_DATASET RECORDS:_
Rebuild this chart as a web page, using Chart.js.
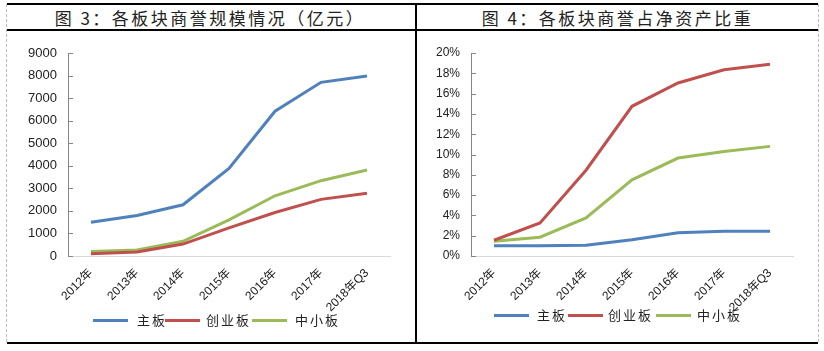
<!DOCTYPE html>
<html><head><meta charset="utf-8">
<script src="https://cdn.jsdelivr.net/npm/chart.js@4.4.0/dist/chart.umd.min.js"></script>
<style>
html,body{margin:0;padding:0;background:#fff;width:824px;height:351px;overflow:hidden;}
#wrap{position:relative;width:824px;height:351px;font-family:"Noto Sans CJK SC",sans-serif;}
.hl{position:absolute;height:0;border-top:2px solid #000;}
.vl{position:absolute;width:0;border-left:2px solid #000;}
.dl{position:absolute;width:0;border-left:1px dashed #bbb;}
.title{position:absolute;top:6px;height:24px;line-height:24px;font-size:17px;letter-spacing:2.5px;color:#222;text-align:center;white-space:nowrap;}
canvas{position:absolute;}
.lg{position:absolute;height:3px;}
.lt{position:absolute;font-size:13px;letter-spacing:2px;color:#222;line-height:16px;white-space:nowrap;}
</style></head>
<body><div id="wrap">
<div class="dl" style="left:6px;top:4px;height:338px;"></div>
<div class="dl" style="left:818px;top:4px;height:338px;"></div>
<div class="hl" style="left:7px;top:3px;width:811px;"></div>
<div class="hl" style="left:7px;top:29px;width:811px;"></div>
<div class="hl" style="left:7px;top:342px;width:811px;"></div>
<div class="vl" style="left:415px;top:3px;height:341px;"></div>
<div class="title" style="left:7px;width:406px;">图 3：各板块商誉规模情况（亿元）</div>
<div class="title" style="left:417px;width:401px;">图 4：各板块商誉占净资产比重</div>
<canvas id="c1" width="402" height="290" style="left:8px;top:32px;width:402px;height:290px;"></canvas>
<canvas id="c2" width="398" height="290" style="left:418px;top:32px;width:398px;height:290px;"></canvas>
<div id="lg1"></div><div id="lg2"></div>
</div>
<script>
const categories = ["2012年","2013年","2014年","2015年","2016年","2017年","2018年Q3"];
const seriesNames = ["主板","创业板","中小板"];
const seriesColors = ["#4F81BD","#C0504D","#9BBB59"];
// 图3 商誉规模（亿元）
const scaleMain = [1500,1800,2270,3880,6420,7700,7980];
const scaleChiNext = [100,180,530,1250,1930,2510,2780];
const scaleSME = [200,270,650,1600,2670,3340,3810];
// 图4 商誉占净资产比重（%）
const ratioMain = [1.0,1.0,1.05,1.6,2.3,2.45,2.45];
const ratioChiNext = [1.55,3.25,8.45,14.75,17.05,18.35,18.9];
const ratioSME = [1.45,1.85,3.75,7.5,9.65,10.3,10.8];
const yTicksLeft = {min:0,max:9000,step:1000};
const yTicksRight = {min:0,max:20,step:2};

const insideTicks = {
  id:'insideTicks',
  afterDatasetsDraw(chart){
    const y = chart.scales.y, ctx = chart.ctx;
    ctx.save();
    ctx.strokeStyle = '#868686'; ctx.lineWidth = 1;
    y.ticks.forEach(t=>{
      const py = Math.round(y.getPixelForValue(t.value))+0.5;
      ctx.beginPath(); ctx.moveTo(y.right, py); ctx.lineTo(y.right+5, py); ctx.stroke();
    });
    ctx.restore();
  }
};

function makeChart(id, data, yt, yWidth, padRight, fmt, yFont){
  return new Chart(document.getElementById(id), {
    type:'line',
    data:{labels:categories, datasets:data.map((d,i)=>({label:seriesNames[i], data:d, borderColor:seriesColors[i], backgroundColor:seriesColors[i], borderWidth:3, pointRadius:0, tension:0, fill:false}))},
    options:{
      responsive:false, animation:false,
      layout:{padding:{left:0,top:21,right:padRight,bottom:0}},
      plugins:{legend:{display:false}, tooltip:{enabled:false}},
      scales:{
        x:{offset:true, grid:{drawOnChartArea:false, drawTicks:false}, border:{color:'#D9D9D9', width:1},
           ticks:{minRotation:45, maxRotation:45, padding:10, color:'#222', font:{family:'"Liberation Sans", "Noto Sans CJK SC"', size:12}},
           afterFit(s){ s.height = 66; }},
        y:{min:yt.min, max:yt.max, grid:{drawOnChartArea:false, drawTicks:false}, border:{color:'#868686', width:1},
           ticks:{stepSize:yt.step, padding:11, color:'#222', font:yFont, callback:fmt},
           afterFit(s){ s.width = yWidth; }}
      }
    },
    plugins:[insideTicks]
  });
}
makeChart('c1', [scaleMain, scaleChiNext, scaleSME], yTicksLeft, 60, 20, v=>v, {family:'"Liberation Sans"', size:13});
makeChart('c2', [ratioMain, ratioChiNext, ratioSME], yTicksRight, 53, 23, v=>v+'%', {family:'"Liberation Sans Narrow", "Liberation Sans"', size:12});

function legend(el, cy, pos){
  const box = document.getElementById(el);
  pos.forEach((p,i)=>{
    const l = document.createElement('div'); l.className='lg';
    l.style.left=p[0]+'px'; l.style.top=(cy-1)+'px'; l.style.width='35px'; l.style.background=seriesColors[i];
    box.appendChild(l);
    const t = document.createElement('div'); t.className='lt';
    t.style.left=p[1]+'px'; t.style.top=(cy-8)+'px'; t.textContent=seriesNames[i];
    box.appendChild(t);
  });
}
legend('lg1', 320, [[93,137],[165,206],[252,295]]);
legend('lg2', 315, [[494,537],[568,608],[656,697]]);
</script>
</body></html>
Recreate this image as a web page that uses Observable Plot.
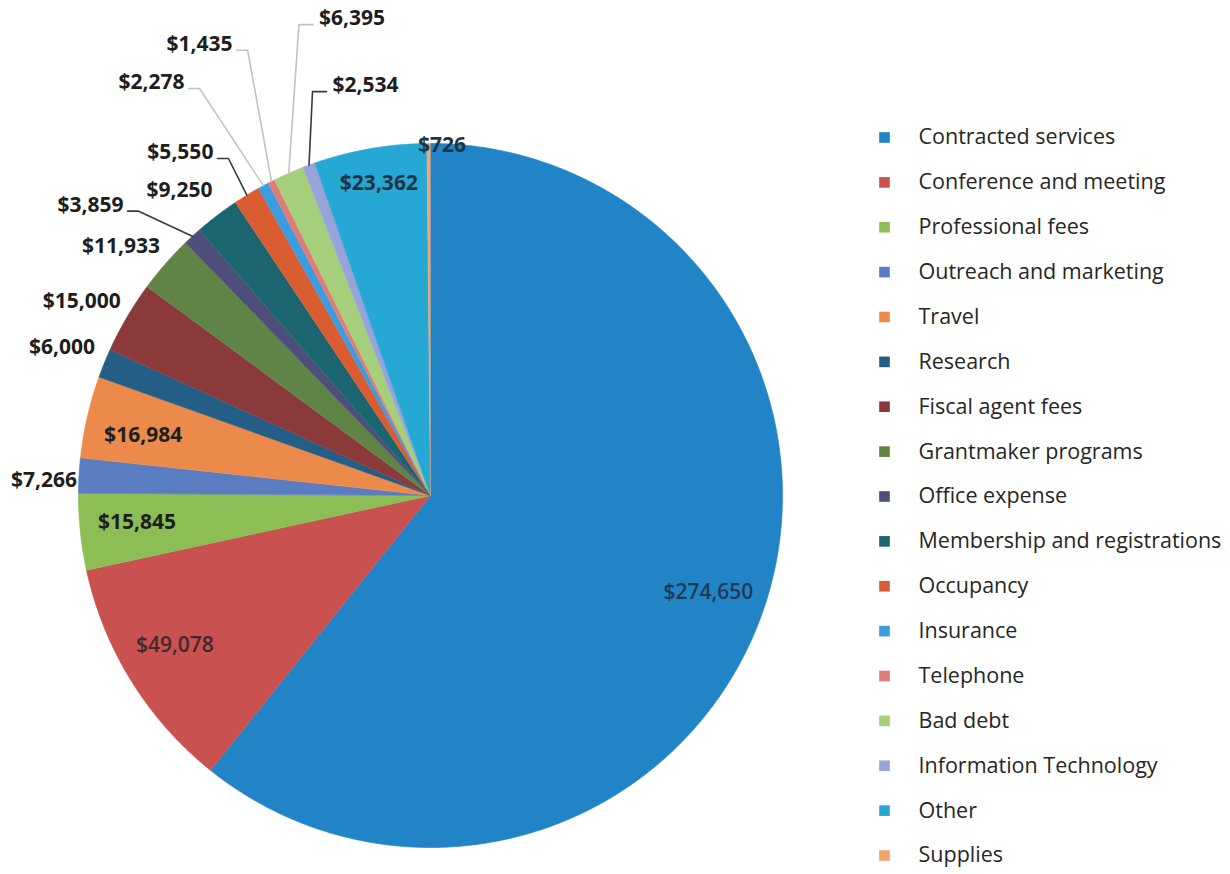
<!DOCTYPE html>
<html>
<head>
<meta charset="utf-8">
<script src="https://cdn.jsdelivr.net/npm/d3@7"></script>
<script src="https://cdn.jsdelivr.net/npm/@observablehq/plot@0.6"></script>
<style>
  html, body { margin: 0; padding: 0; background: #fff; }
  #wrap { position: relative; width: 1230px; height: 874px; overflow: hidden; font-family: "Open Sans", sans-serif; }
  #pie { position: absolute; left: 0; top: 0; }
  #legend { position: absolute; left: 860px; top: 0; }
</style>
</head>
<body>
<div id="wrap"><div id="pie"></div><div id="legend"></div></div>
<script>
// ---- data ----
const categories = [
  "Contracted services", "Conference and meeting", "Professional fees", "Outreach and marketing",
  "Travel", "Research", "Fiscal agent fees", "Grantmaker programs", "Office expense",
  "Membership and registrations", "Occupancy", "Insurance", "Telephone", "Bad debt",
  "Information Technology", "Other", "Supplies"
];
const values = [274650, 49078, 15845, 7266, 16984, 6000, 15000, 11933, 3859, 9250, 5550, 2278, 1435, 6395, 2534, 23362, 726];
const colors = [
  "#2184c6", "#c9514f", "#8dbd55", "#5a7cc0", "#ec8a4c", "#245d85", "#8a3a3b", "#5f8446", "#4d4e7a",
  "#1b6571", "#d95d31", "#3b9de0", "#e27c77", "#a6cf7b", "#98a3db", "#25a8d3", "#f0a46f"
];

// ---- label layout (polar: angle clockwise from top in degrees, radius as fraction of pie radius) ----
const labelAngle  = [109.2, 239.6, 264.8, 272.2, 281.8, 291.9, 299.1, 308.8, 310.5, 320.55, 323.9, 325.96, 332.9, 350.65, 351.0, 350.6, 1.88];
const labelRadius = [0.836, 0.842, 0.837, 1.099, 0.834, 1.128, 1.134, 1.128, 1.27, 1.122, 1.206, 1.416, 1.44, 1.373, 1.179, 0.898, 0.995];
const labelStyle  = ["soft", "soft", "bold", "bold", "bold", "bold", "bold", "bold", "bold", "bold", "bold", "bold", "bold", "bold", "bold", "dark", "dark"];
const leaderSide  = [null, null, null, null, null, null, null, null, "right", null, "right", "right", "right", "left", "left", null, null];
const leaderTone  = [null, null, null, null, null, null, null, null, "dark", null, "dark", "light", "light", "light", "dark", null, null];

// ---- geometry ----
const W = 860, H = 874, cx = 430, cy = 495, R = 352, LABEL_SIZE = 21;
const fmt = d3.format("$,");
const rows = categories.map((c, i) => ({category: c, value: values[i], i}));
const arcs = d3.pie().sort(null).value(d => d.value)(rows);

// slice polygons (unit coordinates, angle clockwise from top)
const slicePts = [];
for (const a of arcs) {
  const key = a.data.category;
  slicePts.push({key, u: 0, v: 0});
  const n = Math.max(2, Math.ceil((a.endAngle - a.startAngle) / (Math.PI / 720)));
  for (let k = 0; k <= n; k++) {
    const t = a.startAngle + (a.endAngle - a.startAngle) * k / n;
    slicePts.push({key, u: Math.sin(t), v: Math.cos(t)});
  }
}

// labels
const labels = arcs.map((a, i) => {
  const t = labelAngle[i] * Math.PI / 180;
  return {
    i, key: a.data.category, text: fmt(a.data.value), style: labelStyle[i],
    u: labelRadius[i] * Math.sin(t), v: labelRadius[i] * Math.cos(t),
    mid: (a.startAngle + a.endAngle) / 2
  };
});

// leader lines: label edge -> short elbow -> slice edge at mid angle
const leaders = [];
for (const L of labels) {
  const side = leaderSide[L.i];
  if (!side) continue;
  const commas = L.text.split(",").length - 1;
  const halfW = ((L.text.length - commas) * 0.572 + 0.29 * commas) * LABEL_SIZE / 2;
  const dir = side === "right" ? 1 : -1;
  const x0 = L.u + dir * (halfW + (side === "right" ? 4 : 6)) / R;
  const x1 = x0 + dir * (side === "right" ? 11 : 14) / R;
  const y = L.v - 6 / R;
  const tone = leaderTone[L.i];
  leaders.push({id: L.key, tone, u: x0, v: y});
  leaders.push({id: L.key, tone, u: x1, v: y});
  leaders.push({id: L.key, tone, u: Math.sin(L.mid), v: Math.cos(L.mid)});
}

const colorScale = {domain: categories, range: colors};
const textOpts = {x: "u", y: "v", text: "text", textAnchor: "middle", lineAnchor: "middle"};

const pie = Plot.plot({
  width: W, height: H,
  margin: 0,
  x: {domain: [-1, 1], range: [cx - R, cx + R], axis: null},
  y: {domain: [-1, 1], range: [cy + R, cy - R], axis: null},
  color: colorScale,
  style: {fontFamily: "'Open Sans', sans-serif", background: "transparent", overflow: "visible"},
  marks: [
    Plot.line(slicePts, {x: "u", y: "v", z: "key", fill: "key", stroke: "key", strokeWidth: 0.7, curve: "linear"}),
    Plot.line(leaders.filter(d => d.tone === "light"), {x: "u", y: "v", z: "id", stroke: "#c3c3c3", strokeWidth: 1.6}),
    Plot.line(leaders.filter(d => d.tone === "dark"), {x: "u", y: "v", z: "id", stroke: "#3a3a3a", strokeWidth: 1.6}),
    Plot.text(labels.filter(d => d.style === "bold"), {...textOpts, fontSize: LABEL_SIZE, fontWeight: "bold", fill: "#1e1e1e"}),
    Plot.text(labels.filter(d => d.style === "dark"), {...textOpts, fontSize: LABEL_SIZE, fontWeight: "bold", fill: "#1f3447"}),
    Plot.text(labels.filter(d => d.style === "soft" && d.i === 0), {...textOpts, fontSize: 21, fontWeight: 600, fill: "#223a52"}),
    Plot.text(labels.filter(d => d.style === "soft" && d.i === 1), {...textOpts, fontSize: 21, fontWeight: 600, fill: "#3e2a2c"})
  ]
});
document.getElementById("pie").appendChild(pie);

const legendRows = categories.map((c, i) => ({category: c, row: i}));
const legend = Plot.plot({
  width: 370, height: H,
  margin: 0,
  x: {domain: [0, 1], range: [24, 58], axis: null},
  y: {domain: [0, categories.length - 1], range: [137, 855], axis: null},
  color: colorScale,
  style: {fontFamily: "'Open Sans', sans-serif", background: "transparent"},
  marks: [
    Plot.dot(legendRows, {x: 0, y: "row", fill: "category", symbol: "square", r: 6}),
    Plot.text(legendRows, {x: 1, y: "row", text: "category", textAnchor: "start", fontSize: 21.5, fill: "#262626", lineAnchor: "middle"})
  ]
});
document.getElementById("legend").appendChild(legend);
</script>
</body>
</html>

_EXERCISE OBJECTIVE:_ Scan the lines for the string "page". Copy out each line that matches.

_FINISHED TASK:_
Rebuild this chart as a web page, using Chart.js.
Recreate this image as a web page that uses Observable Plot.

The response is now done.